Une école d’ingénieurs

Le groupe Ensta est une école d’ingénieurs répartis sur deux sites en France, l’un en Île-de-France (Ensta Paris Tech), l’autre en Bretagne. Il a une double mission d’enseignement et de recherche. À l’Ensta Paris Tech, 142 professeurs permanents et chercheurs associés forment, en trois ans, des ingénieurs généralistes. L’établissement propose cinq mastères spécialisés et quatre masters internationaux. « Les partenaires industriels plébiscitent l’Ensta pour le haut niveau de ses formations d’ingénieurs et de ses activités de recherche dans le domaine maritime », indique un dépliant.
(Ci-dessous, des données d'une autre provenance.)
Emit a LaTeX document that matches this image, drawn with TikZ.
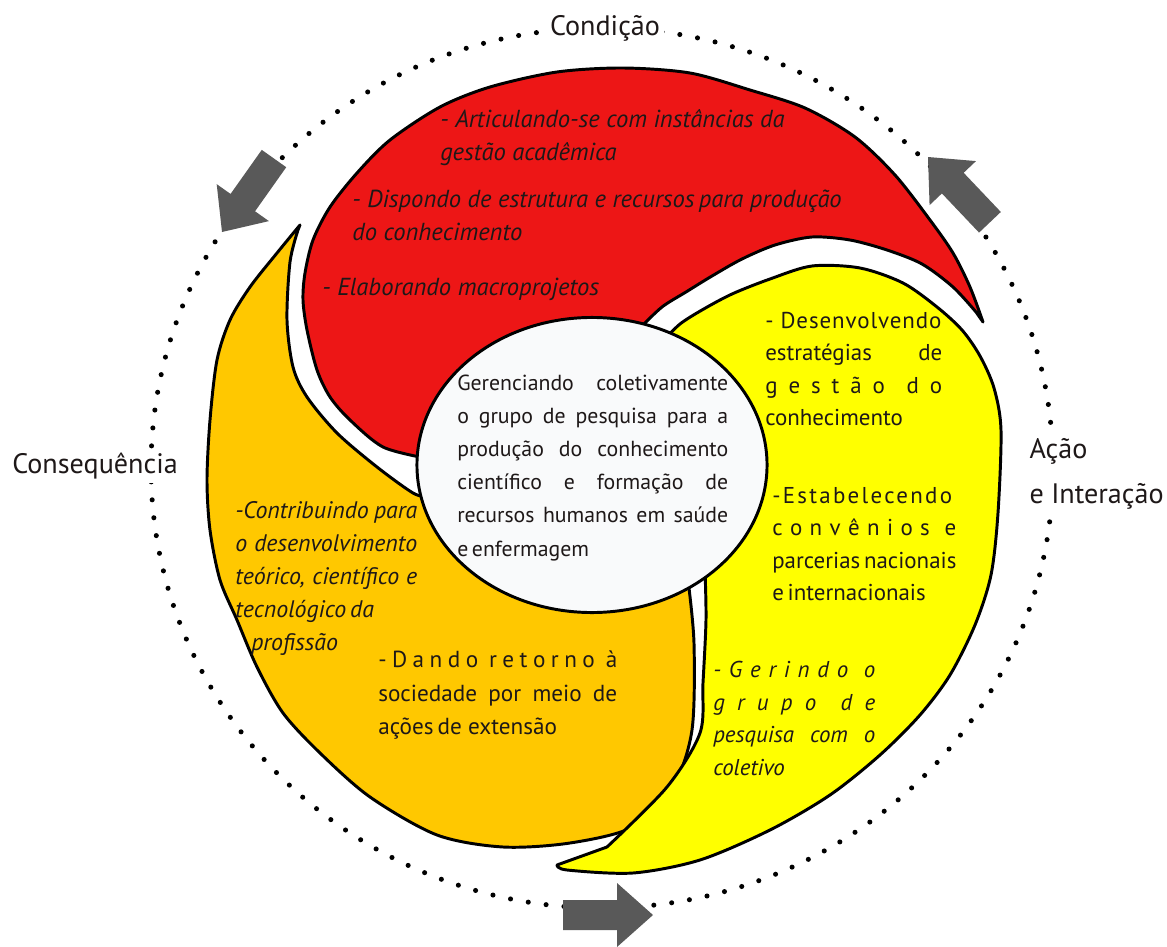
\documentclass[tikz,border=0pt]{standalone}
\usepackage{fontspec}
\setmainfont{PT Sans}
\usetikzlibrary{shapes.geometric}

\definecolor{petalred}{RGB}{237,22,22}
\definecolor{petalgold}{RGB}{255,200,0}
\definecolor{petalyellow}{RGB}{255,255,0}
\definecolor{arrowgray}{RGB}{89,89,89}
\definecolor{corewhite}{RGB}{249,250,251}
\definecolor{inkdark}{RGB}{30,24,24}

\newlength{\unitpx}
\setlength{\unitpx}{0.025cm}
\newcommand{\jline}[2]{\makebox[#1\unitpx][s]{#2}}

\tikzset{
  petal/.style={draw=black, line width=2.1pt, line join=round},
  dotring/.style={line width=3.6pt, line cap=round, dash pattern=on 0pt off 12.8pt},
  looplabel/.style={fill=white, inner sep=3pt, text=inkdark, font=\fontsize{20}{32}\selectfont},
  petaltext/.style={anchor=north west, align=left, inner sep=0pt, text=inkdark, font=\fontsize{16.3}{23.1}\selectfont},
  petalit/.style={petaltext, font=\fontsize{17}{23.5}\selectfont\itshape},
  corecircle/.style={ellipse, draw=black, line width=2.1pt, fill=corewhite, minimum width=8.75cm, minimum height=7.375cm, inner sep=0pt},
  blockarrow/.pic={\fill[arrowgray] (0,0) -- (-36,-32) -- (-36,-15) -- (-90,-15) -- (-90,15) -- (-36,15) -- (-36,32) -- cycle;}
}

\begin{document}
\begin{tikzpicture}[x=0.025cm, y=-0.025cm]
    \useasboundingbox (0,0) rectangle (1167,947);

    % Draw the dotted loop
    \draw[dotring] (602,468) ellipse [x radius=451, y radius=440];

    % Draw the red petal
    \draw[petal, fill=petalred] plot[smooth] coordinates {(425,458) (383,447) (350,420) (330,397) (317,370) (307,330) (303,300) (305,273) (313,240) (330,207) (357,173) (390,140) (440,107) (490,87) (557,72) (623,68) (690,73) (750,90) (805,108) (855,137) (895,175) (930,220) (953,253) (970,287) (983,322)}
      -- plot[smooth] coordinates {(976,312) (953,287) (922,264) (887,250) (850,240) (812,237) (775,245) (742,259) (712,276) (686,292) (662,307) (640,328)} -- cycle;

    % Draw the gold petal
    \draw[petal, fill=petalgold] plot[smooth] coordinates {(300,225) (277,253) (250,287) (230,320) (217,360) (210,420) (207,480) (210,530) (220,580) (237,620) (257,667) (283,713) (320,753) (370,797) (437,835) (503,847) (570,843) (633,827) (673,787) (692,730) (694,643) (688,580)}
      -- plot[smooth] coordinates {(428,497) (413,493) (377,467) (337,433) (307,397) (293,367) (287,320) (290,262) (298,230)} -- cycle;

    % Draw the yellow petal
    \draw[petal, fill=petalyellow] plot[smooth] coordinates {(664,340) (680,324) (702,310) (732,294) (770,279) (812,266) (860,268) (903,283) (937,307) (962,330) (980,356) (994,388) (1001,430) (998,513) (991,575) (975,625) (950,675) (920,715) (880,755) (830,795) (770,830) (700,860) (633,873) (567,870) (557,865)}
      -- plot[smooth] coordinates {(607,847) (667,787) (700,733) (703,683) (706,620) (705,570)} -- cycle;

    % Draw the core
    \node[corecircle] (core) at (592,465) {};
    \node[petaltext, font=\fontsize{15.5}{23.5}\selectfont] (coretext) at (457,375) {\jline{271}{Gerenciando coletivamente}\\
      \jline{271}{o grupo de pesquisa para a}\\
      \jline{271}{produção do conhecimento}\\
      \jline{271}{científico e formação de}\\
      \jline{271}{recursos humanos em saúde}\\
      e\,enfermagem};

    % Add the texts of the petals
    \node[petalit, font=\fontsize{17.5}{23.5}\selectfont\itshape] (redA) at (440,109) {- Articulando-se com instâncias da\\gestão acadêmica};
    \node[petalit, font=\fontsize{17.5}{23.5}\selectfont\itshape] (redB) at (352,190) {- Dispondo de estrutura e recursos\,para produção\\do conhecimento};
    \node[petalit, font=\fontsize{17.5}{23.5}\selectfont\itshape] (redC) at (322,278) {- Elaborando macroprojetos};

    \node[petaltext] (yellowA) at (765,312) {{\addfontfeature{LetterSpace=4}- Desenvolvendo}\\
      \jline{177}{estratégias de}\\
      \jline{177}{g e s t ã o\ \ d o}\\
      conhecimento};
    \node[petaltext] (yellowB) at (772,487) {{\addfontfeature{LetterSpace=10}-Estabelecendo}\\
      \jline{184}{c o n v ê n i o s\ \ e}\\
      parcerias\,nacionais\\
      e\,internacionais};
    \node[petalit, font=\fontsize{16.3}{23.1}\selectfont\itshape] (yellowC) at (713,661) {\jline{162}{- G e r i n d o\ \ o}\\
      \jline{162}{g r u p o\ \ d e}\\
      \jline{162}{pesquisa com o}\\
      coletivo};

    \node[petalit] (goldA) at (235,501) {\jline{182}{-Contribuindo para}\\
      \jline{182}{o desenvolvimento}\\
      \jline{182}{teórico, científico e}\\
      tecnológico\,da\\
      \hspace{0.4cm}profissão};
    \node[petaltext, font=\fontsize{16.5}{23.5}\selectfont] (goldB) at (378,651) {\jline{239}{- D a n d o\ \ r e t o r n o\ \ à}\\
      \jline{239}{sociedade por meio de}\\
      ações\,de extensão};

    % Draw the arrows on the loop
    \coordinate (tipwest) at (222,232);
    \coordinate (tipeast) at (928,157);
    \coordinate (tipsouth) at (653,915);
    \foreach \tip/\ang in {tipwest/234.7, tipeast/133.5, tipsouth/0}
    \pic[rotate=\ang] at (\tip) {blockarrow};

    % Add labels
    \node[looplabel] (condicao) at (605,28) {Condição};
    \node[looplabel] (consequencia) at (95,466) {Consequência};
    \node[looplabel, align=left, anchor=west] (acao) at (1025,474) {Ação\\e Interação};
  \end{tikzpicture}
\end{document}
Transport, architecture navale, conception et production de navires, ingénierie offshore, exploitation des ressources énergétiques marines, hydrographie, océanographies, gestion de l’environnement côtier sont des thématiques privilégiées de l’Ensta, sans oublier les EMR. En 2012/2013, le site francilien, installé à Palaiseau, accueille 575 étudiants en formation d’ingénieur dont plus de 150 obtiennent chaque année un diplôme avec un profil spécialisé dans le domaine maritime.